* start Listed records *

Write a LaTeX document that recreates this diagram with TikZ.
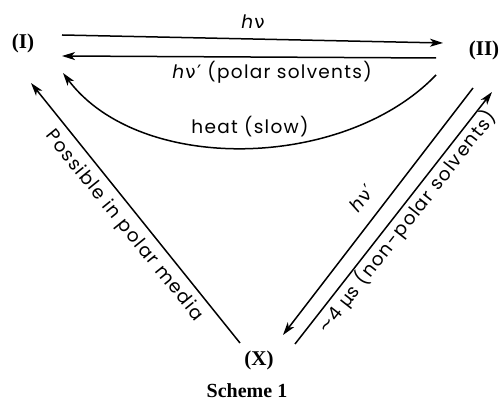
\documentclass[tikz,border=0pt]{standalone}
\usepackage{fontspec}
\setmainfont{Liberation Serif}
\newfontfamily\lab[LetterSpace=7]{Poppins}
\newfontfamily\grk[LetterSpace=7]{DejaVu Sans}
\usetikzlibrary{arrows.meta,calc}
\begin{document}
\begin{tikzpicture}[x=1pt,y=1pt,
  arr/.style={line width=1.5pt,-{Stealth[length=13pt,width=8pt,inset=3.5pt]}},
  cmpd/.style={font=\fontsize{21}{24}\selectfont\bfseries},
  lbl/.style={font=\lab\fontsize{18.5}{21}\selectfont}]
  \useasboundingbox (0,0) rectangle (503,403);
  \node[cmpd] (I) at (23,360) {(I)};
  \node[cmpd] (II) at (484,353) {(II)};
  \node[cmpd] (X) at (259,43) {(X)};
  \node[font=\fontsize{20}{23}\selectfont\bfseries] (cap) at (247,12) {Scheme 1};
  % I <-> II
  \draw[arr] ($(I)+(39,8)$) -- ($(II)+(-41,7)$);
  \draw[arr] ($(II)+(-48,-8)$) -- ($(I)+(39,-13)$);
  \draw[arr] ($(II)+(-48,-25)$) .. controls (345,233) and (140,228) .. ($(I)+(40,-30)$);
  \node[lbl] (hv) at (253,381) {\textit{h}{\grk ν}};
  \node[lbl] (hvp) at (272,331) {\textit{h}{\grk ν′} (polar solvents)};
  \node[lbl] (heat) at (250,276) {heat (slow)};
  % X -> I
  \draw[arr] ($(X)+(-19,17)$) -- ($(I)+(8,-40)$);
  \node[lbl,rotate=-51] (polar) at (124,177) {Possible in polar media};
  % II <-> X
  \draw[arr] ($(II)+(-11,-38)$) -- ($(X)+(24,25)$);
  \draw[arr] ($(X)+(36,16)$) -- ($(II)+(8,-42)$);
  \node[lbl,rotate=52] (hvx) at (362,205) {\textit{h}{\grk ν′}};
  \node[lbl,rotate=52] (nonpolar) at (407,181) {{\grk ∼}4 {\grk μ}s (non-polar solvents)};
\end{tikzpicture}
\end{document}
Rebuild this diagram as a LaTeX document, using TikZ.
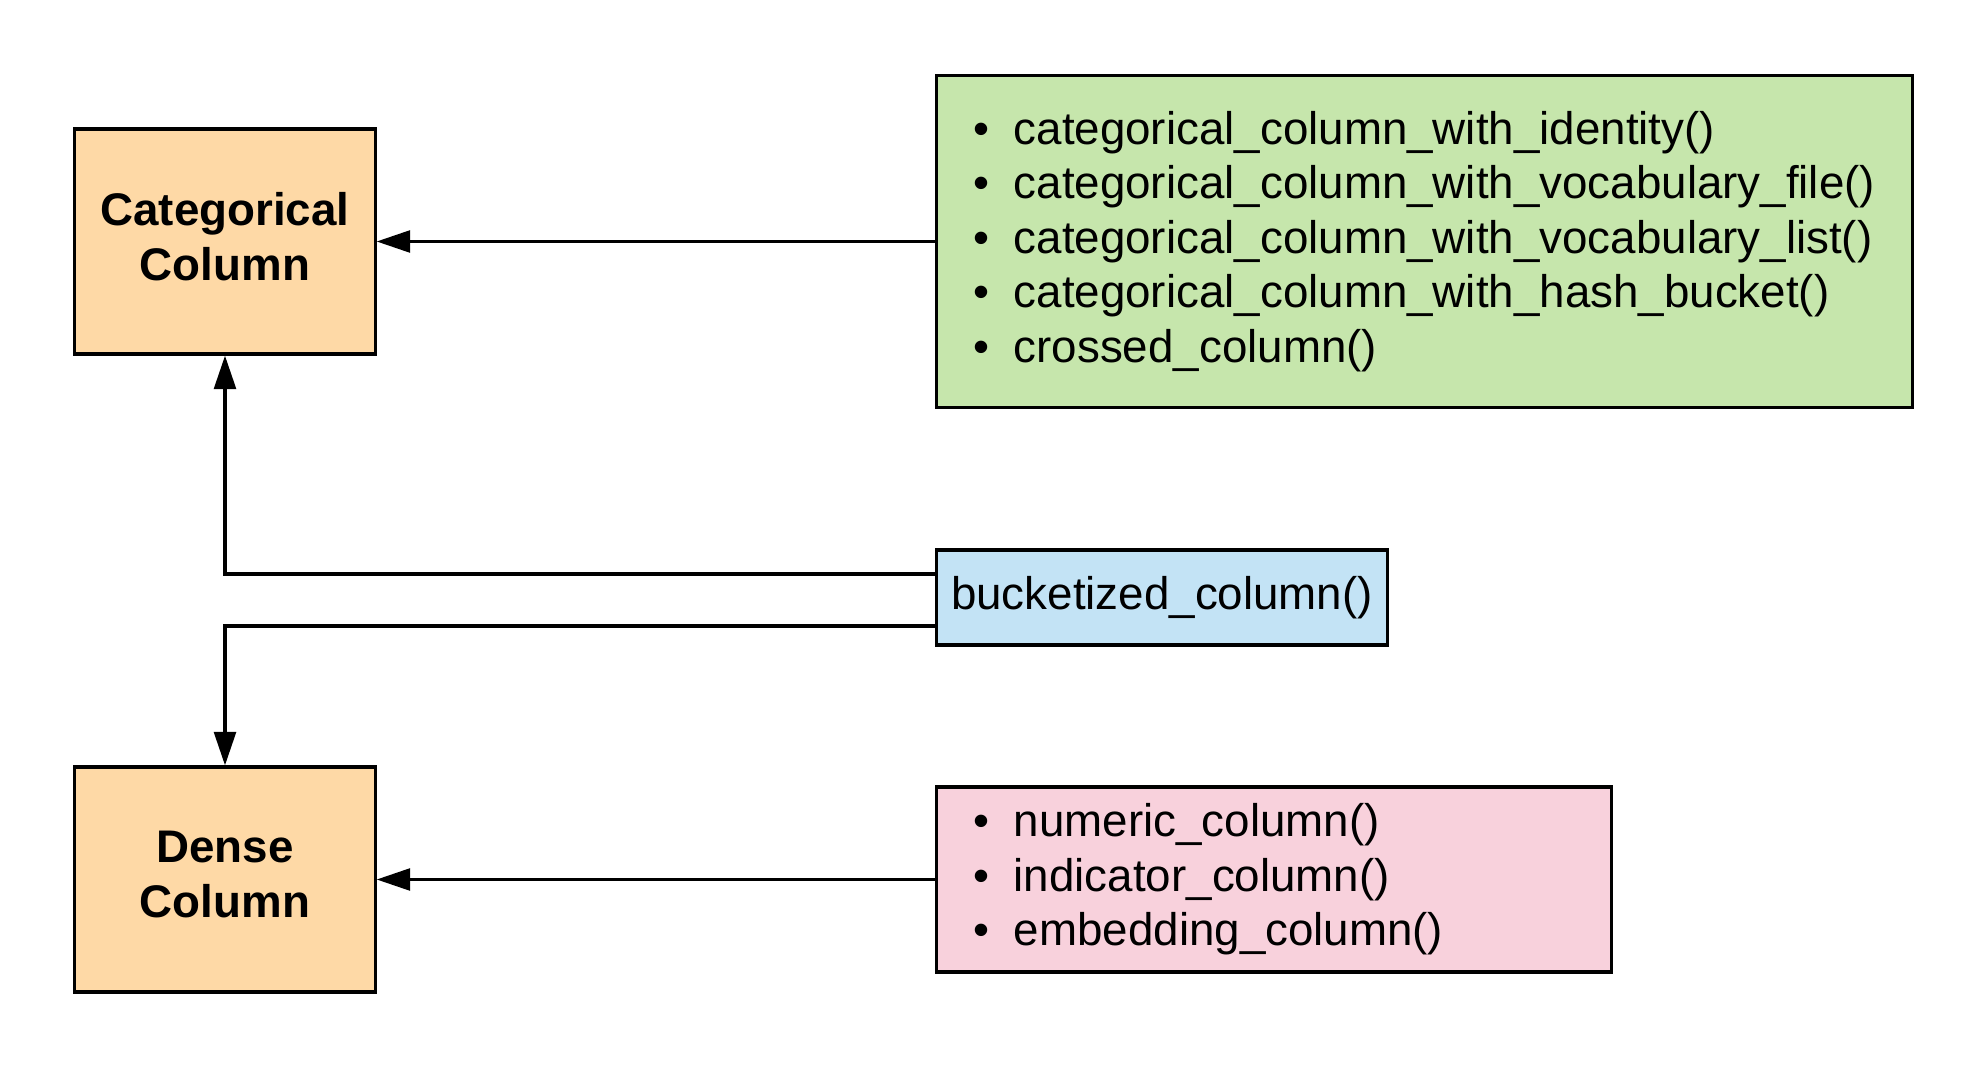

* end Listed records *

Aim |
All of the records above must be copied exactly, except for the pictures.

Correct answer |
Write a LaTeX document that recreates this diagram with TikZ.
\documentclass[tikz,border=0pt]{standalone}
\usepackage{fontspec}
\setmainfont{Liberation Serif}
\newfontfamily\lab[LetterSpace=7]{Poppins}
\newfontfamily\grk[LetterSpace=7]{DejaVu Sans}
\usetikzlibrary{arrows.meta,calc}
\begin{document}
\begin{tikzpicture}[x=1pt,y=1pt,
  arr/.style={line width=1.5pt,-{Stealth[length=13pt,width=8pt,inset=3.5pt]}},
  cmpd/.style={font=\fontsize{21}{24}\selectfont\bfseries},
  lbl/.style={font=\lab\fontsize{18.5}{21}\selectfont}]
  \useasboundingbox (0,0) rectangle (503,403);
  \node[cmpd] (I) at (23,360) {(I)};
  \node[cmpd] (II) at (484,353) {(II)};
  \node[cmpd] (X) at (259,43) {(X)};
  \node[font=\fontsize{20}{23}\selectfont\bfseries] (cap) at (247,12) {Scheme 1};
  % I <-> II
  \draw[arr] ($(I)+(39,8)$) -- ($(II)+(-41,7)$);
  \draw[arr] ($(II)+(-48,-8)$) -- ($(I)+(39,-13)$);
  \draw[arr] ($(II)+(-48,-25)$) .. controls (345,233) and (140,228) .. ($(I)+(40,-30)$);
  \node[lbl] (hv) at (253,381) {\textit{h}{\grk ν}};
  \node[lbl] (hvp) at (272,331) {\textit{h}{\grk ν′} (polar solvents)};
  \node[lbl] (heat) at (250,276) {heat (slow)};
  % X -> I
  \draw[arr] ($(X)+(-19,17)$) -- ($(I)+(8,-40)$);
  \node[lbl,rotate=-51] (polar) at (124,177) {Possible in polar media};
  % II <-> X
  \draw[arr] ($(II)+(-11,-38)$) -- ($(X)+(24,25)$);
  \draw[arr] ($(X)+(36,16)$) -- ($(II)+(8,-42)$);
  \node[lbl,rotate=52] (hvx) at (362,205) {\textit{h}{\grk ν′}};
  \node[lbl,rotate=52] (nonpolar) at (407,181) {{\grk ∼}4 {\grk μ}s (non-polar solvents)};
\end{tikzpicture}
\end{document}
Rebuild this diagram as a LaTeX document, using TikZ.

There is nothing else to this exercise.